The Attempt at a Solution

Ok so first we differentiate the function such that fx = 0 and fy=0

doing this yields,

fx = 2x-2x^(-2)y^(-1)
fy = 2y-2x^(-1)y^(-2)

both set to equal this is where i lose it,
so i can i get 1/x^(3) = y but subbing this into fy helps me little.

any help would be appreciated thanks,
dan

 

[Joffan]

OK here's the function, as I read it from your post:

f = x^{2} + y^{2} + \frac{2}{xy}

You get two lines describing the stationary points for each partial derivative
\frac{\partial f}{\partial y} = 0 ; 2y - \frac{2}{xy^{2}} = 0 therefore x = y^{-3}

and similarly y = x^{-3} from \frac{\partial f}{\partial x}

So the place(s) where those lines cross is/are stationary.

 

[danny_manny]

book gives the answer as (-1,-1) and (1,1)

 

[danny_manny]

I'm totally lost on how the book arrives at the aforementioned answers.

Dan.

 

[Joffan]

How can you find out where x=y^{-3} crosses y=x^{-3} ? Or are you lost earlier than this?

 

[danny_manny]

lost at that point.

 

[danny_manny]

Subbing either of those values into fx or fy doesn't seem to help me :(.
Dan.

 

[ehild]

Your equation are identical with xy³ and x³y=1. Divide them and solve for x/y. What do you get?

ehild

 

[Joffan]

Substituting the two equations into each other, as you said, you get x=(x^-3)^-3 (and/or y=(y^-3)^-3). From there it shouldn't be too hard.

 

[danny_manny]

ok i get how the book gets point (1,1) but how does it get (-1,-1).
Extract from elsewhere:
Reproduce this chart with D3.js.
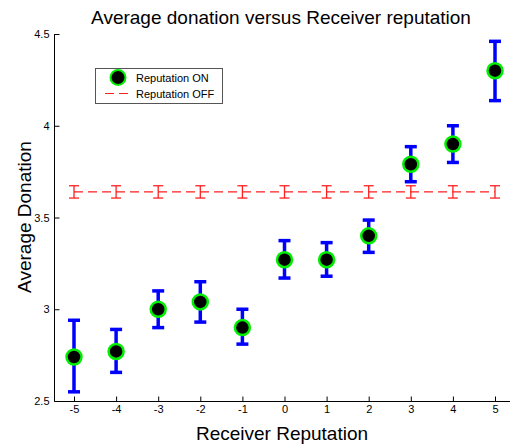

thanks for your assistance so far.
Dan

 

[ehild]

How did you get point (1,1)?

ehild

 

[SammyS]

ok i get how the book gets point (1,1) but how does it get (-1,-1).

thanks for your assistance so far.
Dan

You have x³y = 1 and xy³ = 1.

You could graph these.

Or use algebra to solve them simultaneously.

Solving the way Joffan suggested is one way. Maybe the exponents involved confused you.

Alternatively, you can notice that since x³y and xy³ each equal 1, they equal each other.

So, x³y = xy³ → x² = y² → x = ±y.

Substituting that back into either equation gives ±x⁴ = 1. (or ±y⁴ = 1)

Only the + sign works for real numbers, so you have x = y.

Finally you get x⁴ = 1.

Solving this for x should give the two answers you're looking for.​

 

[danny_manny]

How did you get point (1,1)?

ehild

subbing y=1/x^(3) into x=1/y^(3), which leads to 1=x^(8).
so x = 1 and y = 1

 

[ehild]

But x=-1 is also solution, isn't it? (-1)^8=1. ehild